TEMPO.CO, Jakarta - Anggota panitia khusus hak angket terhadap Komisi Pemberantasan Korupsi, Arsul Sani, meminta semua pihak menghormati putusan Mahkamah Konstitusi (MK). Ia berharap MK tidak diteriaki antikorupsi bila putusan uji materi bertentangan dengan keinginan pemohon.
"Dari awal, kami sepakat hormati apa pun keputusannya," kata Arsul di MK, Rabu, 13 September 2017. Begitu juga dengan para pemohon uji materi, Arsul menuntut untuk konsekuen mematuhi putusan MK.
Baca: MK Tolak Permintaan Putusan Sela, Pansus Hak Angket KPK Tetap Jalan
Salah satunya dalam permohonan provisi (putusan sela) yang ditolak majelis. Politikus asal Partai Persatuan Pembangunan ini berharap pemohon menerima putusan provisi dari MK. "Jangan keluar dari sini diteriakin MK-nya tidak pro dengan antikorupsi karena menolak putusan provisi," ujar Arsul.

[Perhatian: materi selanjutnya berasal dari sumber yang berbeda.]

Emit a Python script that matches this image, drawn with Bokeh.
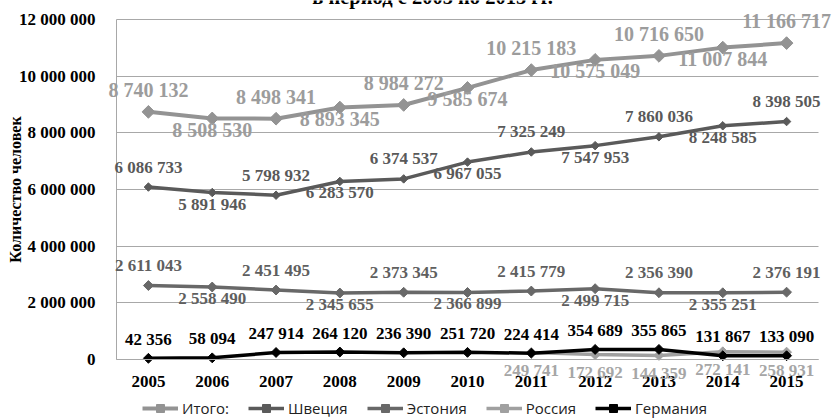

Sebelumnya, MK menolak permohonan provisi atau putusan sela. Provisi ini terkait dengan gugatan uji materi terhadap hak angket yang tercantum dalam Undang-Undang Nomor 17 Tahun 2014 tentang MPR, DPR, DPD, dan DPRD (UU MD3). Provisi diajukan pemohon agar kerja pansus hak angket KPK dihentikan dan menunggu putusan MK. Dengan tidak adanya putusan sela, pansus hak angket KPK tetap bisa menjalankan tugasnya.
Baca: ICW Curigai Komposisi Majelis Hakim Konstitusi Pemutus Hak Angket
Hakim konstitusi Anwar Usman mengatakan proses pengambilan putusan permohonan provisi dilakukan dengan voting atau pemungutan suara. Voting dilakukan karena ada empat hakim yang menolak dan empat hakim mengabulkan. "Mufakat tidak tercapai meskipun telah dilakukan dengan sungguh-sungguh," kata Anwar dalam sidang uji materi UU MD3.
Peneliti dari Indonesia Corruption Watch, Donal Fariz, mempertanyakan permohonan provisi yang ditolak MK. Menurut dia, semestinya hakim konstitusi yang hadir dalam rapat permusyawaratan hakim jumlahnya ganjil, bukan genap. "Putusan provisi mengeliminasi empat hakim yang juga punya suara," ujar Donal. ICW merupakan salah satu pemohon dalam uji materi UU MD3 tentang hak angket.